You can ask GCC to computes most of the algorithms in <algorithms> and <numeric> in parallel mode, it may give a performance boost if your data set is very high (I think that it really only uses OpenMP inside).
However on small datasets it may give a performance hit.
A comparison with the other solution would be more than welcome!
http://gcc.gnu.org/onlinedocs/libstdc++/manual/parallel_mode.html

C/C++ optimization: negate doubles fast

I need to negate very large number of doubles quickly. If bit_generator generates 0, then the sign must be changed. If bit_generator generates 1, then nothing happens. The loop is run many times over and bit_generator is extremely fast. On my platform case 2 is noticeably faster than case 1. Looks like my CPU doesn't like branching. Is there any faster and portable way to do it? What do you think about case 3?
// generates 0 and 1
int bit_generator();
// big vector (C++)
vector<double> v;
// case 1
for (size_t i=0; i<v.size(); ++i)
if (bit_generator()==0)
v[i] = -v[i];
// case 2
const int sign[] = {-1, 1};
for (size_t i=0; i<v.size(); ++i)
v[i] *= sign[bit_generator()];
// case 3
const double sign[] = {-1, 1};
for (size_t i=0; i<v.size(); ++i)
v[i] *= sign[bit_generator()];
// case 4 uses C-array
double a[N];
double number_generator(); // generates doubles
double z[2]; // used as buffer
for (size_t i=0; i<N; ++i) {
z[0] = number_generator();
z[1] = -z[0];
a[i] = z[bit_generator()];
}
EDIT: Added case 4 and C-tag, because the vector can be a plain array. Since I can control how doubles are generated, I redesigned the code as shown in case 4. It avoids extra multiplication and branching at the same. I presume it should be quite fast on all platforms.
Unless you want to resize the vector in the loop, lift the v.size() out of the for expression, i.e.
const unsigned SZ=v.size();
for (size_t i=0; i<SZ; ++i)
if (bit_generator()==0)
v[i] = -v[i];
If the compiler can't see what happens in bit_generator(), then it might be very hard for the compiler to prove that v.size() does not change, which makes loop unrolling or vectorization impossible.

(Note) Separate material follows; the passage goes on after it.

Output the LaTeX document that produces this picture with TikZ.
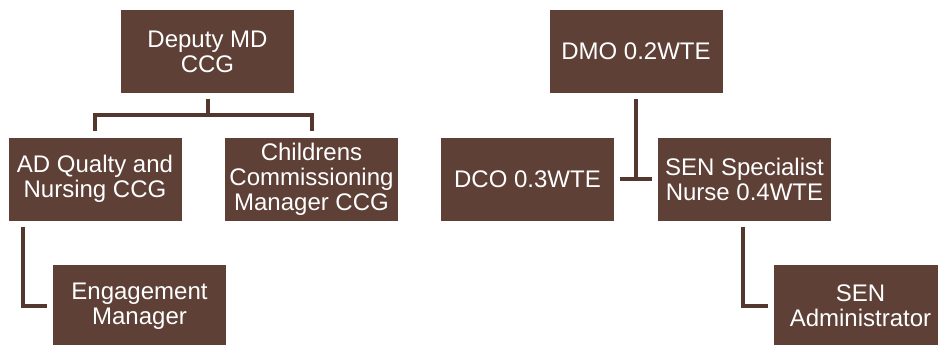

UPDATE: I've made some tests and on my machine method 2 seems to be fastest. However, it seems to be faster to use a pattern which I call "group action" :-). Basically, you group multiple decisions into one value and switch over it:
const size_t SZ=v.size();
for (size_t i=0; i<SZ; i+=2) // manual loop unrolling
{
int val=2*bit_generator()+bit_generator();
switch(val) // only one conditional
{
case 0:
break; // nothing happes
case 1:
v[i+1]=-v[i+1];
break;
case 2:
v[i]=-v[i];
break;
case 3:
v[i]=-v[i];
v[i+1]=-v[i+1];
}
}
// not shown: wrap up the loop if SZ%2==1
if you can assume that the sign is represented by one specific bit, like in x86 implementations, you can simply do:
v[i] ^= !bit_generator() << SIGN_BIT_POSITION; // negate the output of
// bit_generator because 0 means
// negate and one means leave
// unchanged.
In x86 the sign bit is the MSB, so for doubles that's bit 63:
#define SIGN_BIT_POSITION 63
will do the trick.
Edit:
Based on comments, I should add that you might need to do some extra work to get this to compile, since v is an array of double, while bit_generator() returns int. You could do it like this:
union int_double {
double d; // assumption: double is 64 bits wide
long long int i; // assumption: long long is 64 bits wide
};
(syntax might be a bit different for C because you might need a typedef.)
Then define v as a vector of int_double and use:
v[i].i ^= bit_generator() << SIGN_BIT_POSITION;
Generally, if you have an if() inside a loop, that loop cannot be vectorized or unrolled, and the code has to execute once per pass, maximizing the loop overhead. Case 3 should perform very well, especially if the compiler can use SSE instructions.
For fun, if you're using GCC, use the -S -o foo.S -c foo.c flags instead of the usual -o foo.o -c foo.c flags. This will give you the assembly code, and you can see what is getting compiled for your three cases.
You don't need the lookup table, a simple formula suffices:
const size_t size = v.size();
for (size_t i=0; i<size; ++i)
v[i] *= 2*bit_generator() - 1;
assuming that the actual negation is fast (a good assumption on a modern compiler and CPU), you could use a conditional assignment, which is also fast on modern CPUs, to choose between two possibilities:
v[i] = bit_generator() ? v[i] : -v[i];
This avoids branches and allows the compiler to vectorize the loop and make it faster.
Are you able to rewrite bit_generator so it returns 1 and -1 instead? That removes an indirection from the equation at the possible cost of some clarity.
Premature optimization is the root of insipid SO questions
On my machine, running at 5333.24 BogoMIPS, the timings for 1'000 iterations across an array of 1'000'000 doubles yields the following times per expression:
p->d = -p->d 7.33 ns
p->MSB(d) ^= 0x80 6.94 ns
Where MSB(d) is pseudo-code for grabbing the most significant byte of d. This means that the naive d = -d takes 5.32% longer to execute than the obfuscated approach. For a billion such negations this means the difference between 7.3 and 6.9 seconds.
Someone must have an awfully big pile of doubles to care about that optimization.
Incidentally, I had to print out the content of the array when completed or my compiler optimized the whole test into zero op codes.